> _What to produce_: Leaving the pictures out, print the lines from the first line of the listing through the line containing "from matplotlib.patches import Rectangle", exactly as they read, and no others.
+++ Supplied data +++
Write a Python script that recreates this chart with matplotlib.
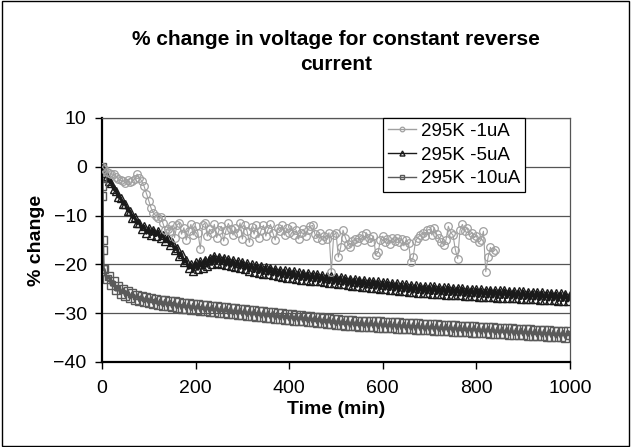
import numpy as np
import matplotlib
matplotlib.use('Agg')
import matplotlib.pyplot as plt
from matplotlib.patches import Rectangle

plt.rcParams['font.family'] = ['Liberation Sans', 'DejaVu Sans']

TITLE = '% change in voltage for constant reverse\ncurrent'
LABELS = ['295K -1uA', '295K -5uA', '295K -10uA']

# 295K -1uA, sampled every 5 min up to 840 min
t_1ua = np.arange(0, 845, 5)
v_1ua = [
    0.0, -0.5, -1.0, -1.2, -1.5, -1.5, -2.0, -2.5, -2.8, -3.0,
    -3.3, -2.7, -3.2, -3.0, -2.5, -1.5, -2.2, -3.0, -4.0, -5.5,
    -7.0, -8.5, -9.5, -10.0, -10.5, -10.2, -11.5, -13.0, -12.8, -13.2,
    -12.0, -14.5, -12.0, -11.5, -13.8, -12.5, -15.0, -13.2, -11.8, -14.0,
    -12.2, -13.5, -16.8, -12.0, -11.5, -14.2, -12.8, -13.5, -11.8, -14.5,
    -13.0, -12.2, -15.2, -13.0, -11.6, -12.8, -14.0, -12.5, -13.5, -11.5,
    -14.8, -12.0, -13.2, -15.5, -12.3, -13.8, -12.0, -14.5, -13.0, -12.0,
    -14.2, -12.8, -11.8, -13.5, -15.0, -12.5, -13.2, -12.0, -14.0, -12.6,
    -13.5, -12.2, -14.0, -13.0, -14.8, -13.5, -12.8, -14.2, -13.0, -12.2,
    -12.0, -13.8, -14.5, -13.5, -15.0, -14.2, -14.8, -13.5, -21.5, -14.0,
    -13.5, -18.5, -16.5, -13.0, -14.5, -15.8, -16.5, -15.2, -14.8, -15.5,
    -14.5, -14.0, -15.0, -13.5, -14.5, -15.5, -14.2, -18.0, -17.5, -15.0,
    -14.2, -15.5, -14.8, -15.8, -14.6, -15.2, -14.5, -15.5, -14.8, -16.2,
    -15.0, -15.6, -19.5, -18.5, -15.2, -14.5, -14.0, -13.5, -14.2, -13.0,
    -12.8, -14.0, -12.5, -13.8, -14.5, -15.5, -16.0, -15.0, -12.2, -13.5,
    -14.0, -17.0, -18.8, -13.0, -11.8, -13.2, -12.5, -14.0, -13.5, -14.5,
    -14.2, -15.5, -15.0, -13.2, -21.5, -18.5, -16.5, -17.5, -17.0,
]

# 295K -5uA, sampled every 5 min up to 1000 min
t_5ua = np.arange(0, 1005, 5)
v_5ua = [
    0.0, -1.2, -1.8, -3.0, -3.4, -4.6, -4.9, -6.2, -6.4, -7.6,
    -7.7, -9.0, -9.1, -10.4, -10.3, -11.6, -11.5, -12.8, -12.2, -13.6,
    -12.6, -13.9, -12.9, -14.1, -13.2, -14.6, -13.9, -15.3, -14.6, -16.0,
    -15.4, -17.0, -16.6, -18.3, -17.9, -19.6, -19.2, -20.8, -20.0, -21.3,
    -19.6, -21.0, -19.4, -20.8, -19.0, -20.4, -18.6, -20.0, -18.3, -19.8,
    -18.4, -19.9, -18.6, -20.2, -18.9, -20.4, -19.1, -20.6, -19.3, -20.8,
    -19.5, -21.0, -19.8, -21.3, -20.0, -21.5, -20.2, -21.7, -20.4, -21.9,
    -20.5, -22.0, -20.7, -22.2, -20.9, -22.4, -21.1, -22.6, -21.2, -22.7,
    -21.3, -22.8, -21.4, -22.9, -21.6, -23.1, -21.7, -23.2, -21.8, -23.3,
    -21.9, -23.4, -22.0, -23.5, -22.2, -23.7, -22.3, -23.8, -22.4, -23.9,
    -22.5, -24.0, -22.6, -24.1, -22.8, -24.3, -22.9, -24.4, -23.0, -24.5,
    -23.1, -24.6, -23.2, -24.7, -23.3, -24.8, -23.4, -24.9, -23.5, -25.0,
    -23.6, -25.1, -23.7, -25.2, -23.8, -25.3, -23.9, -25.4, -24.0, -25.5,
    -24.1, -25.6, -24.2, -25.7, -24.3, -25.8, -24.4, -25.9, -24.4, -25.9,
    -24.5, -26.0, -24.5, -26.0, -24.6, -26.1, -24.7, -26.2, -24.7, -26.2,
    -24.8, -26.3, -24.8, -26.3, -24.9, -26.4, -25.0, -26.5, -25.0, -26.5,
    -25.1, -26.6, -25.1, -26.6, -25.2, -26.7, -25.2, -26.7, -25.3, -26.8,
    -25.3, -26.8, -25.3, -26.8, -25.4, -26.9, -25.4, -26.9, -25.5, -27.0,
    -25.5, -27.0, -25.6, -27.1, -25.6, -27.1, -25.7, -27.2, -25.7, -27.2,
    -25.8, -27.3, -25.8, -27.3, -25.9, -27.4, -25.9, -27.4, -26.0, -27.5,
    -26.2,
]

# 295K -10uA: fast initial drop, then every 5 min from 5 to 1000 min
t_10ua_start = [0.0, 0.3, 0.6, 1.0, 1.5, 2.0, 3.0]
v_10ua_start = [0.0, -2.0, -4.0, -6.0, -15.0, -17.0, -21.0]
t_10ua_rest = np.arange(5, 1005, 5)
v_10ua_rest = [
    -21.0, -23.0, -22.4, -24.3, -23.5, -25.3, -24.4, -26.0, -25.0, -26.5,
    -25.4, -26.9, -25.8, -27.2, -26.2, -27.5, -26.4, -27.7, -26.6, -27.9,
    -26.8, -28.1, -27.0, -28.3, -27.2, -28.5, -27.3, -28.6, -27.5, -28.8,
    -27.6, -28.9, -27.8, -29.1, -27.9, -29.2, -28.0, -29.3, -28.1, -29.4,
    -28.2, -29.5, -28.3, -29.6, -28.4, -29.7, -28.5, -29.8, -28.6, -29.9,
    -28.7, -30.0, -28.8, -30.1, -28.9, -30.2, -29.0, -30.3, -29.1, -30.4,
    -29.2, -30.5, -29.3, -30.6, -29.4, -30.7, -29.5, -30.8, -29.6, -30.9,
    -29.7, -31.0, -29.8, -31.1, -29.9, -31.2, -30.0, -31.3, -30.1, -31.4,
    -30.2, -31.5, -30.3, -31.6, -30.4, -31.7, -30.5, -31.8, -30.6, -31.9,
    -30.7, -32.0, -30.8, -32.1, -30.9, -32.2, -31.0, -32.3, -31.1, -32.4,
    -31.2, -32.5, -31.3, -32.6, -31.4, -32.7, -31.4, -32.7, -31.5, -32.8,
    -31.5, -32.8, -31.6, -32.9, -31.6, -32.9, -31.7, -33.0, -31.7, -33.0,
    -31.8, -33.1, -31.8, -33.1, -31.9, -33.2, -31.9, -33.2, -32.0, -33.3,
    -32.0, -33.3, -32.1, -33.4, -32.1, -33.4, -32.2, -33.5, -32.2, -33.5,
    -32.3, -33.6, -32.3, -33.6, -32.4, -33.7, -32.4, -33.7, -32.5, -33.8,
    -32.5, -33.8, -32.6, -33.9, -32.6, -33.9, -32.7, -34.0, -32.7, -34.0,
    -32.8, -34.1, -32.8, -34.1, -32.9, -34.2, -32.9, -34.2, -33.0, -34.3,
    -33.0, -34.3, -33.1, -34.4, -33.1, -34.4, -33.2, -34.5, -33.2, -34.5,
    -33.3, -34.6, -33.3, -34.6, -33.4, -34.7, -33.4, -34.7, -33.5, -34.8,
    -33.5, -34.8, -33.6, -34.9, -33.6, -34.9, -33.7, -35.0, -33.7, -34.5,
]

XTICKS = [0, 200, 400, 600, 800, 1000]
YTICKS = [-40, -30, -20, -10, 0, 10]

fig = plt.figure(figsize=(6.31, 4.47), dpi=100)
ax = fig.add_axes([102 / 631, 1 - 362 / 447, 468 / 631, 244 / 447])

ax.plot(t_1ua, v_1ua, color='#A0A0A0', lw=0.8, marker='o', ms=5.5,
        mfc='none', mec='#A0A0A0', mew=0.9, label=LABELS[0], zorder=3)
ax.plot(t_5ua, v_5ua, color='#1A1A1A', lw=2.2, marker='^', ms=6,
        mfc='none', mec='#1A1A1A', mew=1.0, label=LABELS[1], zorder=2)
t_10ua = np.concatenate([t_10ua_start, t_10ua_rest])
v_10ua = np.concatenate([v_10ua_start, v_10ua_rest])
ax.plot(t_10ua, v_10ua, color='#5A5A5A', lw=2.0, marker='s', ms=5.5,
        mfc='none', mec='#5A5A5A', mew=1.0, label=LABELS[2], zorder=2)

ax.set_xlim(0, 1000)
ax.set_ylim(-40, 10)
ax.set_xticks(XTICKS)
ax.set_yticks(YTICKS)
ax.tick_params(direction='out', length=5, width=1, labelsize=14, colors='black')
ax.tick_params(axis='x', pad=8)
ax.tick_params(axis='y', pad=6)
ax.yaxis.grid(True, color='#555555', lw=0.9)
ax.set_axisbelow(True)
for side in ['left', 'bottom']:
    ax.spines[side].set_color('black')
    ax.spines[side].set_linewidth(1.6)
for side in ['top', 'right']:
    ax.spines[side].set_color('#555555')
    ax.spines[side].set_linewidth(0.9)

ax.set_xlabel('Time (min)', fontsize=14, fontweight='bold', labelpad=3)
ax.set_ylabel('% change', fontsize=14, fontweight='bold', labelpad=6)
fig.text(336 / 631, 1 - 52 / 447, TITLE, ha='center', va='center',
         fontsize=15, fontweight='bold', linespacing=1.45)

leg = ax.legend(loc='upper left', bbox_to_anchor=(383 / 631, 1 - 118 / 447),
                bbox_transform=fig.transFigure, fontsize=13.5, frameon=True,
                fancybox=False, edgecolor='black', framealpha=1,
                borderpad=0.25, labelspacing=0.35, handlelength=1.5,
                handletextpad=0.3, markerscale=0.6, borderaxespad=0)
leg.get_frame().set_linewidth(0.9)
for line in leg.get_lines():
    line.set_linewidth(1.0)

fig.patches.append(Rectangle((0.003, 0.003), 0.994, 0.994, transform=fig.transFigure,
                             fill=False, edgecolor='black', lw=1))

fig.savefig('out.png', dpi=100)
+++
> _Task solution_:
Write a Python script that recreates this chart with matplotlib.
import numpy as np
import matplotlib
matplotlib.use('Agg')
import matplotlib.pyplot as plt
from matplotlib.patches import Rectangle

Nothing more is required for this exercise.